3.71: “Pronti”, mi rispondeva lui
Sonatina: monologhi (sur)reali a più voci.
di Gnomo Speleologo

Mio nonno mi comprava i giornalini all’edicola. Io gli dicevo quali e lui tirava fuori il portafoglio.
Poi mi portava a casa sua e della nonna, e ci mettevamo a guardare l’Uomo Tigre che lotta contro il male.
Avevo quattro anni e i miei erano iperprotettivi. Mia madre mi faceva guardare solo i classici Disney (avevo una passione malata per Cenerentola), e mi cibava di sola verdura biologica (avevo una passione malata per il pomodoro e per il mais, specialmente quando infilato su per il naso), mentre con mio nonno era tutto diverso. Guardavo i cartoni animati che passavano le reti locali, mangiavo dolci non stop e i giornalini li decidevo io.

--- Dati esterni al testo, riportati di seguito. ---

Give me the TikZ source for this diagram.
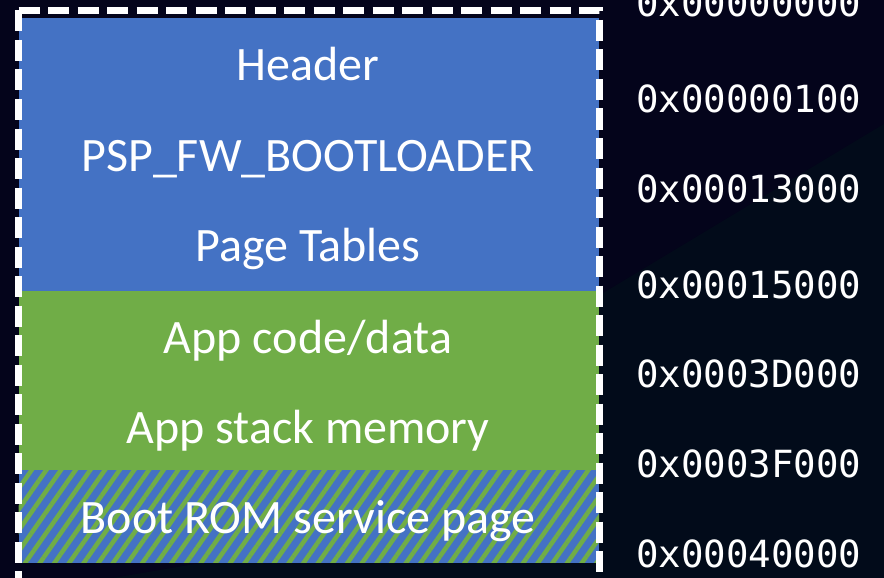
\documentclass[tikz,border=0pt]{standalone}
\usepackage{fontspec}
\setmainfont{Carlito}
\newfontfamily\addrfont{DejaVu Sans Mono}
\usetikzlibrary{patterns.meta}

\definecolor{bgnavy}{HTML}{04041B}
\definecolor{bgteal}{HTML}{020B1A}
\definecolor{fwblue}{HTML}{4472C4}
\definecolor{fwgreen}{HTML}{70AD47}

\begin{document}
\begin{tikzpicture}[
    x=1pt, y=-1pt,
    sect node/.style={anchor=base, text=white, inner sep=0pt, font=\fontsize{48}{52}\selectfont},
    addr node/.style={anchor=base west, text=white, inner sep=0pt, font=\addrfont\fontsize{37.4}{40}\selectfont},
    frame line/.style={draw=white, line width=7pt, dash pattern=on 21pt off 8.5pt}
]
\useasboundingbox (0,0) rectangle (884,578);
\clip (0,0) rectangle (884,578);

% background
\fill[bgnavy] (0,0) rectangle (884,578);
\fill[bgteal] (113,578) -- (600,495) -- (600,295) -- (884,124) -- (884,578) -- cycle;

% memory regions
\fill[fwblue]  (18.5,18)  rectangle (599,291);
\fill[fwgreen] (18.5,291) rectangle (599,470);
\fill[fwblue]  (18.5,470) rectangle (599,562.5);
\fill[pattern={Lines[angle=55, distance=12pt, line width=4.5pt]}, pattern color=fwgreen]
    (18.5,470) rectangle (599,562.5);

% dashed frame
\draw[frame line] (18.5,10.5) -- (599,10.5) -- (599,610);
\draw[frame line] (18.5,10.5) -- (18.5,610);

% region names
\node[sect node] (hdr)  at (308,81)  {Header};
\node[sect node] (boot) at (308,171) {PSP\_FW\_BOOTLOADER};
\node[sect node] (pgt)  at (308,261) {Page Tables};
\node[sect node] (code) at (308,353) {App code/data};
\node[sect node] (stk)  at (308,443) {App stack memory};
\node[sect node] (rom)  at (308,533) {Boot ROM service page};

% addresses
\node[addr node] (a0) at (636,17)  {0x00000000};
\node[addr node] (a1) at (636,112) {0x00000100};
\node[addr node] (a2) at (636,202) {0x00013000};
\node[addr node] (a3) at (636,298) {0x00015000};
\node[addr node] (a4) at (636,387) {0x0003D000};
\node[addr node] (a5) at (636,477) {0x0003F000};
\node[addr node] (a6) at (636,567) {0x00040000};

\end{tikzpicture}
\end{document}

In quel periodo Batman si spezzava la schiena contro giganti di muscoli e in copertina si trovavano esseri spaventosi che cercavano di pugnalare terrificanti supereroi ricurvi su ragazze apparentemente morte. Roba tosta. E io era la roba tosta che volevo. “Mi compri Batman?” chiedevo a mio nonno, alzandomi sulla punta delle scarpe e tirandogli il cappotto. “Pronti” mi rispondeva lui.
Il fatto che fosse un parente anziano, padre di mio padre, sangue del suo sangue, a donarmi questo tipo di prodotti giustificava la presenza in casa di qualsiasi giornalino, contenente qualsiasi tipo di violenza grafica.
So che parlare di violenza grafica riferendomi al secondo numero di Batman Saga della Play Press (1995), e di un personaggio mainstream che si veste da pipistrello, potrebbe lasciare interdetto chiunque.
Ma quelli erano gli anni 90, andavano di moda i muscoli e io non avevo ancora sviluppato tutte le sinapsi che ora faccio saltare quotidianamente (traducendo: ero piccolino, e il fatto che fossi piccolino mi legittima a scrivere “violenza grafica”).
Quel fumetto della Play Press mi segnò indelebilmente, segnò me e la mia infanzia, furono le pagine che più sfogliai in tutti quegli anni, e sono le uniche che, solo ripensandoci, riescono ancora a farmi provare con precisione il senso di terrore ed estremismo narrativo (sia nella forma, che di contenuti) che sperimentavo a quattro anni.
Uno spillato che conteneva pazzi in fuga da un manicomio e che andavano a sbattere contro un albero (sangue dal naso e dalla bocca), risse con accoltellamenti (sangue dalla schiena), energumeni coi denti in evidenza nel buio, sadici ragazzi meraviglia in grado di catturare falchetti e mostrare sadici sorrisi ambigui, calzetti che parlavano, assassini ricoperti di cicatrici che leccavano la lama di coltelli (sangue dalla bocca), poliziotti sgozzati (sangue dal collo), uomini coccodrillo con le braccia ingessate vivere nelle fogne e tentare di mangiarsi topi e, soprattutto, le pagine che più mi impressionavano, Robin legato e con una benda sugli occhi provare a combattere Bane e, senza volerlo, trovarsi in una rissa tra quest’ultimo e Killer Croc (non sapevo si chiamasse così) precipitando in un canale di scolo fognario e tentare di sopravvivere senza accorgersi di ciò che pensavo essere la pinna di uno squalo proprio dietro di lui (spoiler: mi sono accorto due giorni fa, pensando a questo pezzo, che è semplicemente l’angolo del suo mantello).
Non sapevo leggere, non capivo cosa stesse effettivamente succedendo su quelle pagine, ma quel giornalino ai miei occhi incarnava il perfetto mix di ambiguità morale, sofferenza, violenza, disperazione ed estremismo del racconto.
Purtroppo non ebbi mai la possibilità di continuare l’episodio, quello fu l’unico numero che riuscii a ottenere da mio nonno; ma lo sfogliavo e risfogliavo quotidianamente e ogni volta, con la saggezza intrinseca dei bambini, intuivo che quel Robin, nell’acqua, legato e circondato da squali, uomini coccodrillo e giganti mascherati, non sarebbe mai e poi mai potuto uscirne sano e salvo.